Your task is to transcribe all of the records exactly and leave out the pictures.
## start DATA ROWS
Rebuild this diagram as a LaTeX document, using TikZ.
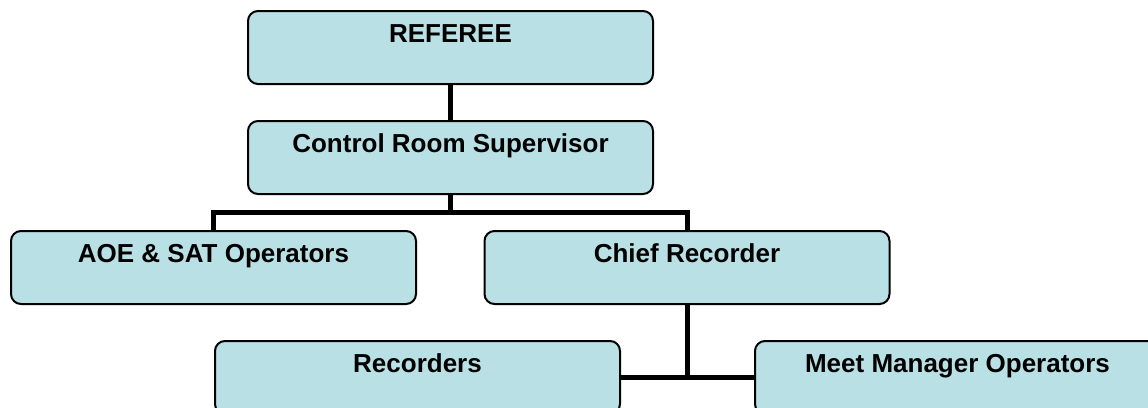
\documentclass[tikz,border=0pt]{standalone}
\usepackage{fontspec}
\setmainfont{Liberation Sans}
\usepackage{tikz}
\usetikzlibrary{calc}
\definecolor{boxfill}{RGB}{185,224,228}

\begin{document}
\begin{tikzpicture}[x=0.75pt, y=-0.75pt,
		post/.style={draw=black, fill=boxfill, line width=1.5pt, rounded corners=7.5pt,
			anchor=north, inner sep=0pt, minimum width=303.75pt,
			text height=23.25pt, text depth=31.5pt,
			font=\fontsize{19.5}{23}\selectfont\bfseries},
		link/.style={line width=3.75pt}]
		%%%%% START %%%%%
		\useasboundingbox (0, 0) rectangle (1148, 407);
		\clip (0, 0) rectangle (1148, 407);
		
		\node[post] (referee) at (450.5, 10) {REFEREE};
		\node[post] (control) at (450.5, 120) {Control Room Supervisor};
		
		\node[post] (aoe) at (213.5, 230) {AOE \& SAT Operators};
		\node[post] (chief) at (687, 230) {Chief Recorder};
		
		\node[post] (recorders) at (417.5, 340) {Recorders};
		\node[post] (meet) at (957.5, 340) {Meet Manager Operators};
		
		\draw[link] (referee.south) -- (control.north);
		
		\coordinate (split) at ($(control.south)!0.5!(control.south |- aoe.north)$);
		\draw[link] (control.south) -- (split);
		\draw[link] (split) -| (aoe.north);
		\draw[link] (split) -| (chief.north);
		
		\draw[link] (chief.south) |- (recorders.east);
		\draw[link] (chief.south) |- (meet.west);
		%%%%% END %%%%%
	\end{tikzpicture}
\end{document}
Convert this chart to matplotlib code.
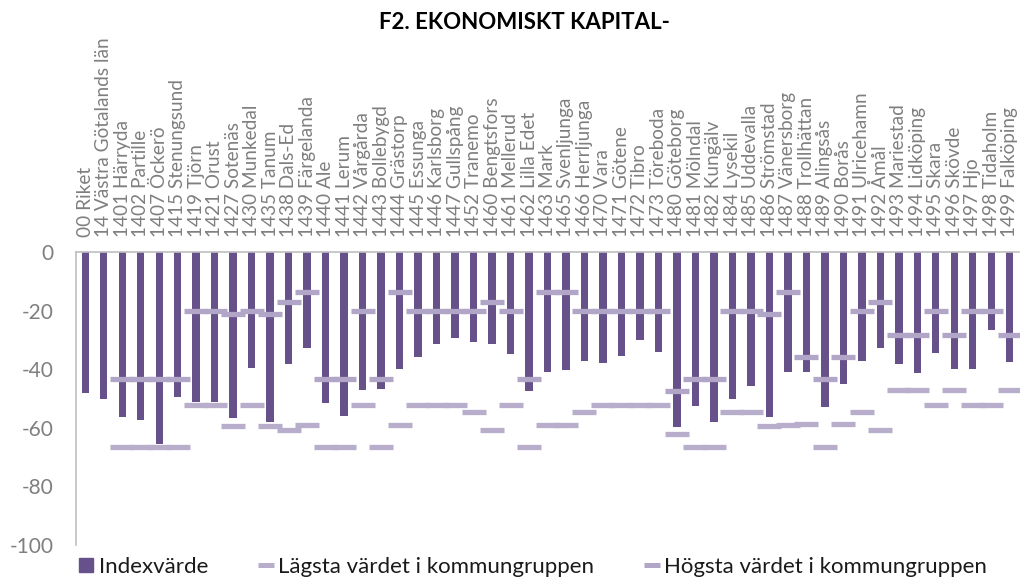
import matplotlib
matplotlib.use('Agg')
import matplotlib.pyplot as plt
from matplotlib.lines import Line2D
import numpy as np

plt.rcParams['font.family'] = ['Lato', 'DejaVu Sans']
plt.rcParams['axes.unicode_minus'] = False

kommuner = ['00 Riket', '14 Västra Götalands län', '1401 Härryda', '1402 Partille', '1407 Öckerö',
            '1415 Stenungsund', '1419 Tjörn', '1421 Orust', '1427 Sotenäs', '1430 Munkedal',
            '1435 Tanum', '1438 Dals-Ed', '1439 Färgelanda', '1440 Ale', '1441 Lerum',
            '1442 Vårgårda', '1443 Bollebygd', '1444 Grästorp', '1445 Essunga', '1446 Karlsborg',
            '1447 Gullspång', '1452 Tranemo', '1460 Bengtsfors', '1461 Mellerud', '1462 Lilla Edet',
            '1463 Mark', '1465 Svenljunga', '1466 Herrljunga', '1470 Vara', '1471 Götene',
            '1472 Tibro', '1473 Töreboda', '1480 Göteborg', '1481 Mölndal', '1482 Kungälv',
            '1484 Lysekil', '1485 Uddevalla', '1486 Strömstad', '1487 Vänersborg', '1488 Trollhättan',
            '1489 Alingsås', '1490 Borås', '1491 Ulricehamn', '1492 Åmål', '1493 Mariestad',
            '1494 Lidköping', '1495 Skara', '1496 Skövde', '1497 Hjo', '1498 Tidaholm',
            '1499 Falköping']

indexvarde = [-48, -50.2, -56.4, -57.2, -65.6, -49.4, -51.3, -51.3, -56.6, -39.7,
              -58.1, -38.2, -32.8, -51.5, -56, -47.2, -46.8, -39.8, -35.8, -31.4,
              -29.4, -30.7, -31.3, -34.8, -47.4, -41, -40.4, -37.1, -38, -35.6,
              -30.2, -34.1, -59.8, -52.4, -58, -50, -45.7, -56.2, -40.9, -40.9,
              -52.8, -44.9, -37.1, -32.9, -38.3, -41.3, -34.4, -40, -40.1, -26.6,
              -37.5]

lagsta = [np.nan, np.nan, -66.6, -66.6, -66.6, -66.6, -52.2, -52.2, -59.4, -52.2,
          -59.4, -60.7, -59.1, -66.6, -66.6, -52.2, -66.6, -59.1, -52.2, -52.2,
          -52.2, -54.7, -60.7, -52.2, -66.6, -59.1, -59.1, -54.7, -52.2, -52.2,
          -52.2, -52.2, -62, -66.6, -66.6, -54.7, -54.7, -59.4, -59.1, -58.8,
          -66.6, -58.8, -54.7, -60.7, -47.2, -47.2, -52.2, -47.2, -52.2, -52.2,
          -47.2]

hogsta = [np.nan, np.nan, -43.4, -43.4, -43.4, -43.4, -20.1, -20.1, -21.2, -20.1,
          -21.2, -16.9, -13.5, -43.4, -43.4, -20.1, -43.4, -13.5, -20.1, -20.1,
          -20.1, -20.1, -16.9, -20.1, -43.4, -13.5, -13.5, -20.1, -20.1, -20.1,
          -20.1, -20.1, -47.6, -43.4, -43.4, -20.1, -20.1, -21.2, -13.5, -35.8,
          -43.4, -35.8, -20.1, -16.9, -28.2, -28.2, -20.1, -28.2, -20.1, -20.1,
          -28.2]

bar_color = '#67518a'
low_color = '#b8aecb'
high_color = '#b2a6c8'
grey_text = '#7f7f7f'

fig = plt.figure(figsize=(10.21, 5.78), dpi=100)
ax = fig.add_axes([76 / 1021, 1 - 545 / 578, 943 / 1021, 293 / 578])

x = np.arange(len(kommuner))
ax.bar(x, indexvarde, width=0.4, color=bar_color, zorder=2)
ax.plot(x, lagsta, linestyle='none', marker='_', markersize=17, markeredgewidth=3.8,
        color=low_color, zorder=3)
ax.plot(x, hogsta, linestyle='none', marker='_', markersize=17, markeredgewidth=3.8,
        color=high_color, zorder=3)

ax.set_xlim(-0.5, len(kommuner) - 0.5)
ax.set_ylim(-100, 0)
ax.set_yticks(range(-100, 1, 20))
ax.tick_params(axis='y', length=0, labelsize=15, labelcolor=grey_text, pad=16)

ax.xaxis.tick_top()
ax.set_xticks(x)
ax.set_xticklabels(kommuner, rotation=90, fontsize=13.7, color=grey_text)
ax.tick_params(axis='x', length=0, pad=11)

for side in ['right', 'bottom']:
    ax.spines[side].set_visible(False)
for side in ['left', 'top']:
    ax.spines[side].set_color('#bfbfbf')
    ax.spines[side].set_linewidth(1.2)

fig.text(524 / 1021, 0.961, 'F2. EKONOMISKT KAPITAL-', ha='center', va='center',
         fontsize=16, fontweight='bold')

handles = [Line2D([], [], linestyle='none', marker='s', markersize=9.5, color=bar_color),
           Line2D([], [], linestyle='none', marker='_', markersize=12, markeredgewidth=3.6, color=low_color),
           Line2D([], [], linestyle='none', marker='_', markersize=12, markeredgewidth=3.6, color=high_color)]
labels = ['Indexvärde', 'Lägsta värdet i kommungruppen', 'Högsta värdet i kommungruppen']
fig.legend(handles, labels, loc='center left', bbox_to_anchor=(78 / 1021, 1 - 567 / 578), ncol=3,
           frameon=False, fontsize=16, handlelength=0.75, handletextpad=0.2, borderpad=0,
           borderaxespad=0, columnspacing=2.2, labelcolor='#1a1a1a')

fig.savefig('out.png', dpi=100)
## end DATA ROWS
THE RESULT.
Rebuild this diagram as a LaTeX document, using TikZ.
\documentclass[tikz,border=0pt]{standalone}
\usepackage{fontspec}
\setmainfont{Liberation Sans}
\usepackage{tikz}
\usetikzlibrary{calc}
\definecolor{boxfill}{RGB}{185,224,228}

\begin{document}
\begin{tikzpicture}[x=0.75pt, y=-0.75pt,
		post/.style={draw=black, fill=boxfill, line width=1.5pt, rounded corners=7.5pt,
			anchor=north, inner sep=0pt, minimum width=303.75pt,
			text height=23.25pt, text depth=31.5pt,
			font=\fontsize{19.5}{23}\selectfont\bfseries},
		link/.style={line width=3.75pt}]
		%%%%% START %%%%%
		\useasboundingbox (0, 0) rectangle (1148, 407);
		\clip (0, 0) rectangle (1148, 407);
		
		\node[post] (referee) at (450.5, 10) {REFEREE};
		\node[post] (control) at (450.5, 120) {Control Room Supervisor};
		
		\node[post] (aoe) at (213.5, 230) {AOE \& SAT Operators};
		\node[post] (chief) at (687, 230) {Chief Recorder};
		
		\node[post] (recorders) at (417.5, 340) {Recorders};
		\node[post] (meet) at (957.5, 340) {Meet Manager Operators};
		
		\draw[link] (referee.south) -- (control.north);
		
		\coordinate (split) at ($(control.south)!0.5!(control.south |- aoe.north)$);
		\draw[link] (control.south) -- (split);
		\draw[link] (split) -| (aoe.north);
		\draw[link] (split) -| (chief.north);
		
		\draw[link] (chief.south) |- (recorders.east);
		\draw[link] (chief.south) |- (meet.west);
		%%%%% END %%%%%
	\end{tikzpicture}
\end{document}
Convert this chart to matplotlib code.
import matplotlib
matplotlib.use('Agg')
import matplotlib.pyplot as plt
from matplotlib.lines import Line2D
import numpy as np

plt.rcParams['font.family'] = ['Lato', 'DejaVu Sans']
plt.rcParams['axes.unicode_minus'] = False

kommuner = ['00 Riket', '14 Västra Götalands län', '1401 Härryda', '1402 Partille', '1407 Öckerö',
            '1415 Stenungsund', '1419 Tjörn', '1421 Orust', '1427 Sotenäs', '1430 Munkedal',
            '1435 Tanum', '1438 Dals-Ed', '1439 Färgelanda', '1440 Ale', '1441 Lerum',
            '1442 Vårgårda', '1443 Bollebygd', '1444 Grästorp', '1445 Essunga', '1446 Karlsborg',
            '1447 Gullspång', '1452 Tranemo', '1460 Bengtsfors', '1461 Mellerud', '1462 Lilla Edet',
            '1463 Mark', '1465 Svenljunga', '1466 Herrljunga', '1470 Vara', '1471 Götene',
            '1472 Tibro', '1473 Töreboda', '1480 Göteborg', '1481 Mölndal', '1482 Kungälv',
            '1484 Lysekil', '1485 Uddevalla', '1486 Strömstad', '1487 Vänersborg', '1488 Trollhättan',
            '1489 Alingsås', '1490 Borås', '1491 Ulricehamn', '1492 Åmål', '1493 Mariestad',
            '1494 Lidköping', '1495 Skara', '1496 Skövde', '1497 Hjo', '1498 Tidaholm',
            '1499 Falköping']

indexvarde = [-48, -50.2, -56.4, -57.2, -65.6, -49.4, -51.3, -51.3, -56.6, -39.7,
              -58.1, -38.2, -32.8, -51.5, -56, -47.2, -46.8, -39.8, -35.8, -31.4,
              -29.4, -30.7, -31.3, -34.8, -47.4, -41, -40.4, -37.1, -38, -35.6,
              -30.2, -34.1, -59.8, -52.4, -58, -50, -45.7, -56.2, -40.9, -40.9,
              -52.8, -44.9, -37.1, -32.9, -38.3, -41.3, -34.4, -40, -40.1, -26.6,
              -37.5]

lagsta = [np.nan, np.nan, -66.6, -66.6, -66.6, -66.6, -52.2, -52.2, -59.4, -52.2,
          -59.4, -60.7, -59.1, -66.6, -66.6, -52.2, -66.6, -59.1, -52.2, -52.2,
          -52.2, -54.7, -60.7, -52.2, -66.6, -59.1, -59.1, -54.7, -52.2, -52.2,
          -52.2, -52.2, -62, -66.6, -66.6, -54.7, -54.7, -59.4, -59.1, -58.8,
          -66.6, -58.8, -54.7, -60.7, -47.2, -47.2, -52.2, -47.2, -52.2, -52.2,
          -47.2]

hogsta = [np.nan, np.nan, -43.4, -43.4, -43.4, -43.4, -20.1, -20.1, -21.2, -20.1,
          -21.2, -16.9, -13.5, -43.4, -43.4, -20.1, -43.4, -13.5, -20.1, -20.1,
          -20.1, -20.1, -16.9, -20.1, -43.4, -13.5, -13.5, -20.1, -20.1, -20.1,
          -20.1, -20.1, -47.6, -43.4, -43.4, -20.1, -20.1, -21.2, -13.5, -35.8,
          -43.4, -35.8, -20.1, -16.9, -28.2, -28.2, -20.1, -28.2, -20.1, -20.1,
          -28.2]

bar_color = '#67518a'
low_color = '#b8aecb'
high_color = '#b2a6c8'
grey_text = '#7f7f7f'

fig = plt.figure(figsize=(10.21, 5.78), dpi=100)
ax = fig.add_axes([76 / 1021, 1 - 545 / 578, 943 / 1021, 293 / 578])

x = np.arange(len(kommuner))
ax.bar(x, indexvarde, width=0.4, color=bar_color, zorder=2)
ax.plot(x, lagsta, linestyle='none', marker='_', markersize=17, markeredgewidth=3.8,
        color=low_color, zorder=3)
ax.plot(x, hogsta, linestyle='none', marker='_', markersize=17, markeredgewidth=3.8,
        color=high_color, zorder=3)

ax.set_xlim(-0.5, len(kommuner) - 0.5)
ax.set_ylim(-100, 0)
ax.set_yticks(range(-100, 1, 20))
ax.tick_params(axis='y', length=0, labelsize=15, labelcolor=grey_text, pad=16)

ax.xaxis.tick_top()
ax.set_xticks(x)
ax.set_xticklabels(kommuner, rotation=90, fontsize=13.7, color=grey_text)
ax.tick_params(axis='x', length=0, pad=11)

for side in ['right', 'bottom']:
    ax.spines[side].set_visible(False)
for side in ['left', 'top']:
    ax.spines[side].set_color('#bfbfbf')
    ax.spines[side].set_linewidth(1.2)

fig.text(524 / 1021, 0.961, 'F2. EKONOMISKT KAPITAL-', ha='center', va='center',
         fontsize=16, fontweight='bold')

handles = [Line2D([], [], linestyle='none', marker='s', markersize=9.5, color=bar_color),
           Line2D([], [], linestyle='none', marker='_', markersize=12, markeredgewidth=3.6, color=low_color),
           Line2D([], [], linestyle='none', marker='_', markersize=12, markeredgewidth=3.6, color=high_color)]
labels = ['Indexvärde', 'Lägsta värdet i kommungruppen', 'Högsta värdet i kommungruppen']
fig.legend(handles, labels, loc='center left', bbox_to_anchor=(78 / 1021, 1 - 567 / 578), ncol=3,
           frameon=False, fontsize=16, handlelength=0.75, handletextpad=0.2, borderpad=0,
           borderaxespad=0, columnspacing=2.2, labelcolor='#1a1a1a')

fig.savefig('out.png', dpi=100)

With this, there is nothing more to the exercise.